Problem details:
Find how many lines hold the word "this". Give only the number.
------ Extracted data
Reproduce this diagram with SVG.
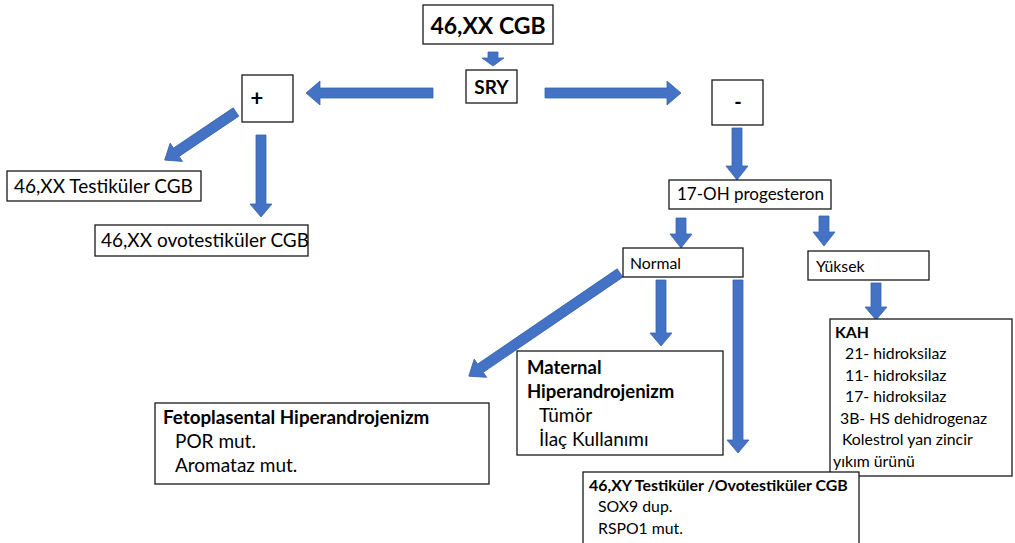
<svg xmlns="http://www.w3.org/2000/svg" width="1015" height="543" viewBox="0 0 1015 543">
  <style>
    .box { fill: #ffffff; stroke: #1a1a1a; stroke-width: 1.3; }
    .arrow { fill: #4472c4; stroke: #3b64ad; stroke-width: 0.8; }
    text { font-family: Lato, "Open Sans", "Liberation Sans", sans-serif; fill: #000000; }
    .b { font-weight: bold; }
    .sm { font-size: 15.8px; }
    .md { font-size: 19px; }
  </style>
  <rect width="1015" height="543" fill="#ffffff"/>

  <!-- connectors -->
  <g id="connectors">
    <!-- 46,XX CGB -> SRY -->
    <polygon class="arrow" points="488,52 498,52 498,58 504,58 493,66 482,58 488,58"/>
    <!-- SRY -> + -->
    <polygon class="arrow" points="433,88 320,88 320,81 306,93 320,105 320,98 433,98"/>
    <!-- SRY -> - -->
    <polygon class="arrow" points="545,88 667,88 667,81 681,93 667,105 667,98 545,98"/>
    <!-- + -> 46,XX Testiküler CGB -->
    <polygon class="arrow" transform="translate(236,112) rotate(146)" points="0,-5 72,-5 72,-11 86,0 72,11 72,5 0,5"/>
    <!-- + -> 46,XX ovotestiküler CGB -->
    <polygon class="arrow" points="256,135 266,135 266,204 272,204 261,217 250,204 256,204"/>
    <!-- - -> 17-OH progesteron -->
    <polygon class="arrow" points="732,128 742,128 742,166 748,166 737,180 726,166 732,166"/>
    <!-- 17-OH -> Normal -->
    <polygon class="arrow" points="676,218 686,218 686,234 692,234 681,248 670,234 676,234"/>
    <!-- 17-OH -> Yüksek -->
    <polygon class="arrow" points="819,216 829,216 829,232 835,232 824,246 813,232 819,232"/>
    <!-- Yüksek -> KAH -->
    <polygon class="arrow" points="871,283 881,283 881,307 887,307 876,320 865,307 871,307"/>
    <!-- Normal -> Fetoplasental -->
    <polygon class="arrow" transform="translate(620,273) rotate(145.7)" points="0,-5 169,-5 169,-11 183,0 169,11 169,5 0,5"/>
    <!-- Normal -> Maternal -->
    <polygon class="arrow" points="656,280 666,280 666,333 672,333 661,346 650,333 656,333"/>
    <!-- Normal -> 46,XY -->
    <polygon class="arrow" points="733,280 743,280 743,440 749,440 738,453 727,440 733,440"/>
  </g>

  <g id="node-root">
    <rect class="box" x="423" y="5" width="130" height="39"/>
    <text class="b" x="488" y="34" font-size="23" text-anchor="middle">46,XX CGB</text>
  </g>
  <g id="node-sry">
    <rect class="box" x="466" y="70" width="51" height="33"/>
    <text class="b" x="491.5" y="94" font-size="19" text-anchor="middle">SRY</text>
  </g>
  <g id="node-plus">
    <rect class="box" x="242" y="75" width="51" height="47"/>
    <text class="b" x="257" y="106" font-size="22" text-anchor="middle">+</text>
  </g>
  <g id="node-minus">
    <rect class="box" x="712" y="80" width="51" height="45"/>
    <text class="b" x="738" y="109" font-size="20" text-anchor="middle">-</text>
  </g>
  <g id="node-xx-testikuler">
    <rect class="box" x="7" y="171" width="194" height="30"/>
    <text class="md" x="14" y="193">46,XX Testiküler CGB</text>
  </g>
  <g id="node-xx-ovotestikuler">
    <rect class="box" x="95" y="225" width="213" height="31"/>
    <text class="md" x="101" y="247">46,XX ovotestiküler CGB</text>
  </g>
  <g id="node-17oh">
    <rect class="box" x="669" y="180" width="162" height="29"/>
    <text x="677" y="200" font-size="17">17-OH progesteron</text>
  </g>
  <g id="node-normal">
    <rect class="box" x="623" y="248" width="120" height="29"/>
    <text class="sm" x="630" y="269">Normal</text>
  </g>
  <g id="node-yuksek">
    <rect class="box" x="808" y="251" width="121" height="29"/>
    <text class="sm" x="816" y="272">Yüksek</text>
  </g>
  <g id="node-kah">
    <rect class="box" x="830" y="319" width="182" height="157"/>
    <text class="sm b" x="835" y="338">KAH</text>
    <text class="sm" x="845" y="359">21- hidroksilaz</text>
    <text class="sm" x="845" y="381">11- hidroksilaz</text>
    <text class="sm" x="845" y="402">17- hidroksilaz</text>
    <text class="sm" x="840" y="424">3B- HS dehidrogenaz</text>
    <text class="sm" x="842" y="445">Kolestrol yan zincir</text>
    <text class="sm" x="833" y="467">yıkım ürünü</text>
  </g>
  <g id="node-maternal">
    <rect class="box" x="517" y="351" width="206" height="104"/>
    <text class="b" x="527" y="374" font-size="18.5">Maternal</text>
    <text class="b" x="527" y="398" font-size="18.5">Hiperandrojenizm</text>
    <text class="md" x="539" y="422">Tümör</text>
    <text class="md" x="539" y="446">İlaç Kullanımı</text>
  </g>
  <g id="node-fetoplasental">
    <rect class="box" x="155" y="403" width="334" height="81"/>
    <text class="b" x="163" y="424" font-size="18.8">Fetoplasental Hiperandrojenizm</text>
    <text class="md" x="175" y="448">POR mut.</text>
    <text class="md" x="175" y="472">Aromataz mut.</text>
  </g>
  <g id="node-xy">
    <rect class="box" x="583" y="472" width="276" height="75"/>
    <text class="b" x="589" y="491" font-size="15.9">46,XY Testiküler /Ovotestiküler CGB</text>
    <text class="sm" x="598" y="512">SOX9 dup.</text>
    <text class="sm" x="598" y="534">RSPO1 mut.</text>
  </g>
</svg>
------------
------ Extracted data
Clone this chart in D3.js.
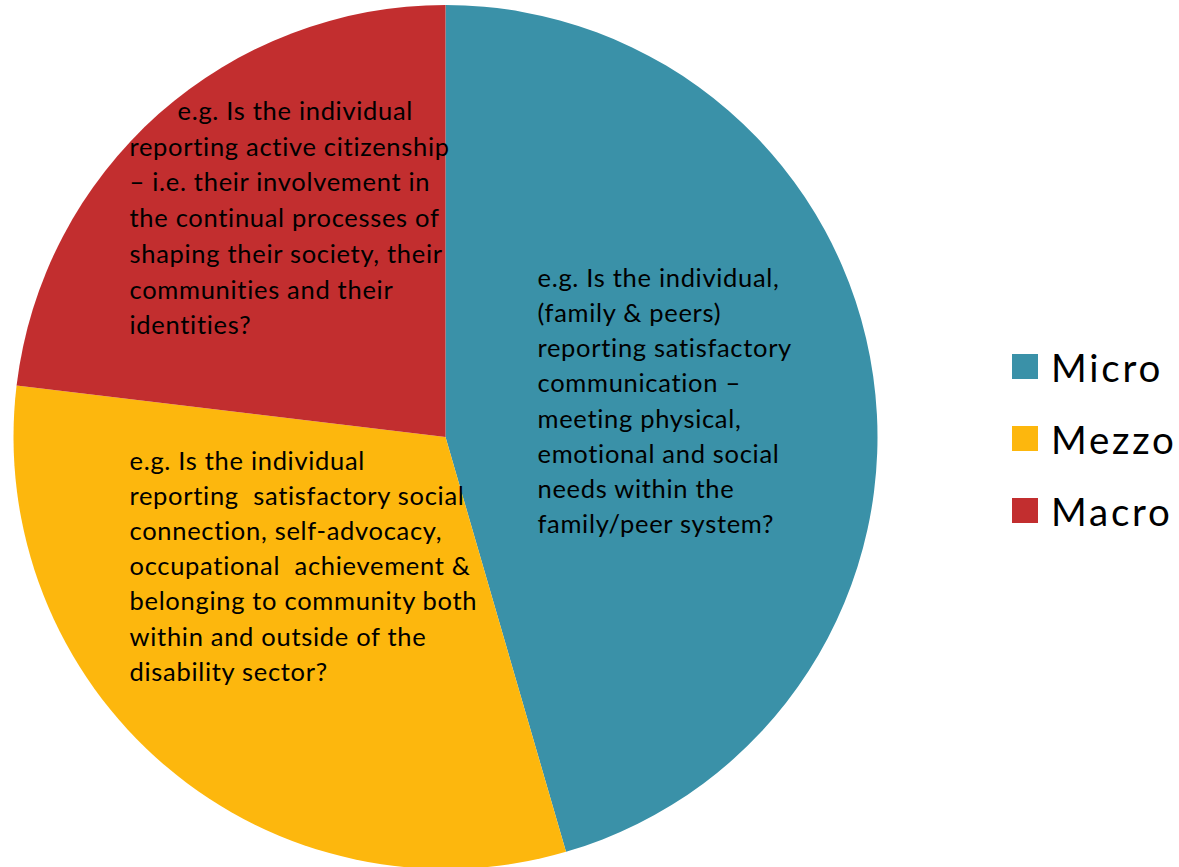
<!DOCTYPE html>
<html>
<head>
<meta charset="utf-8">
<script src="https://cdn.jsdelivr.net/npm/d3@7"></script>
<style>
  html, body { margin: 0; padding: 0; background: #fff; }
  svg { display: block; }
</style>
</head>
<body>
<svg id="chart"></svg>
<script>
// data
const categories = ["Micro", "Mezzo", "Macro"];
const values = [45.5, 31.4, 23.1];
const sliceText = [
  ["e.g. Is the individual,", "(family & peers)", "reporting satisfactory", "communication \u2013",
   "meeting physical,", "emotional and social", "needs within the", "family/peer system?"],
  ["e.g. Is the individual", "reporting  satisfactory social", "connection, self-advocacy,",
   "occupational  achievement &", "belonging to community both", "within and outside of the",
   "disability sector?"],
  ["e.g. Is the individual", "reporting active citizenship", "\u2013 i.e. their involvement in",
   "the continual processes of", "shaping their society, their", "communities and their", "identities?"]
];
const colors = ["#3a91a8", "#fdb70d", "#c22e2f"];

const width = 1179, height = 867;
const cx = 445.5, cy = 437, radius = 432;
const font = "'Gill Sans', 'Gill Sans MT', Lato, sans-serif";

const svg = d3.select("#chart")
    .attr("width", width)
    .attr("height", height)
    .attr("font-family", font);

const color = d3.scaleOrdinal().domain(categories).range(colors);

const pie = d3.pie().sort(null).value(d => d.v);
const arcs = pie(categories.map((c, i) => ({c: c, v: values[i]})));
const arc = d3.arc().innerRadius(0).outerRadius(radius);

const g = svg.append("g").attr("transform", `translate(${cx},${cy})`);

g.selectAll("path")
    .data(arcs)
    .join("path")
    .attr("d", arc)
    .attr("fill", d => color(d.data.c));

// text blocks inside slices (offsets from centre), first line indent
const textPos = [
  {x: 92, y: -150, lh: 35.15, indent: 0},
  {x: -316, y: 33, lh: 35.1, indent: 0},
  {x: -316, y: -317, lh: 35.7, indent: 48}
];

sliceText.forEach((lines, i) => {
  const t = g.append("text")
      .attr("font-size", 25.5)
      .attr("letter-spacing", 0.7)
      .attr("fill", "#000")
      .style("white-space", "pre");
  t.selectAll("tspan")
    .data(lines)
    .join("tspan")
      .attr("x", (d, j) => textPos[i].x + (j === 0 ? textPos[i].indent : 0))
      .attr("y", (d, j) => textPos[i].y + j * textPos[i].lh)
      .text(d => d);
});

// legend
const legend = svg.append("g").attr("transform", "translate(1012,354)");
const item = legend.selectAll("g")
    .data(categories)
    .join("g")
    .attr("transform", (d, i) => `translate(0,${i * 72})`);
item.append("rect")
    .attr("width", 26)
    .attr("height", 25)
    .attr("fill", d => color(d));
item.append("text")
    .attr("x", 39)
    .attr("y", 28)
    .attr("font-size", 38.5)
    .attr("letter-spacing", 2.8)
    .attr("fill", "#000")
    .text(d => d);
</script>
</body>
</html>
------------
Written answer:
2